Il prezzo finale di Actavis accettato dal management di Allergan è stato di 219 dollari per azione, il 48% in più del valore iniziale offerto sei mesi fa. Sul pacchetto del 9,7%, pari a 28 milioni di azioni circa Pershing ha accumulato profitti per 2,6 miliardi di dollari. Per Valeant questo si è tradotto in 389 milioni di dollari, lasciando a Pershing 2,2 miliardi di dollari, nel giro di pochi mesi.
C’è da dire che Actavis è forse l’acquirente migliore. Quasi certamente non procederà con uno spezzatino, vendendo pezzi di azienda o tagliando ad esempio miliardi di dollari investimenti in ricerca come avrebbe fatto il binomio Pershing/Valiant. Ma cosa succederà se, come si sente negli ambienti finanziari a Wall Street questa nuova tecnica di associazione fra investitore strategico e speculativo diventerà la norma? In questo caso per gli azionisti ha funzionato. Ma il rischio è che il binomio strategico/speculativo possa prevalere forzando il management e il consiglio a cedere grazie all’influenza esercitata attraverso il pacchetto.
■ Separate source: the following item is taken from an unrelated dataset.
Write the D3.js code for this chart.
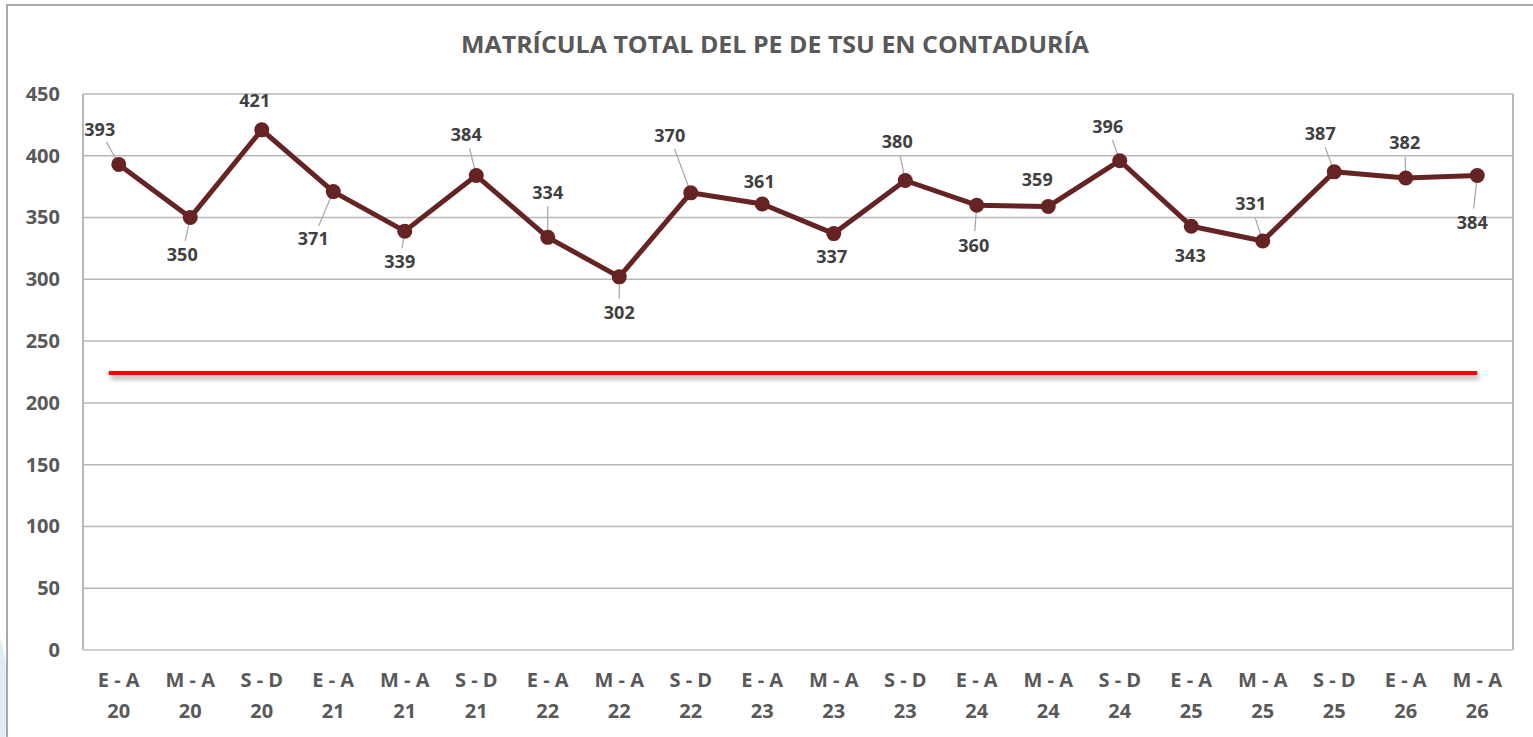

Un binomio simile a Pershing/Valiant ha un accesso privilegiato ai dati dell’azienda, può ottenere un seggio in consiglio, spingere il management a comportarsi in modo favorevole alle loro strategie, ma non a quelle degli altri investitori e in definitiva ad accettare n prezzo che non massimizzava il ritorno degli azionisti. Proprio per questo Allergan aveva denunciato in tribunale l’alleanza di Valiant con il Fondo Pershing definendola illegale. Ora che l’affare si è però chiuso con vantaggio per tutti, la causa sarà quasi certamente ritirata. Resta il ruolo di Actavis. Nel 2013 acquista l’irlandese Warner Chilcott con un’operazione tipica dell’Inversion: per minimizzare il carico fiscale i quartieri generali vengono trasferiti in Irlanda, operazioni di questo tipo sono sotto il mirino sia del Tesoro che del dipartimento per la Giustizia. Tre fattori "innovativi" dunque, con un rischio reale: hanno creato valore con la stessa rapidità con cui potrebbero distruggerlo.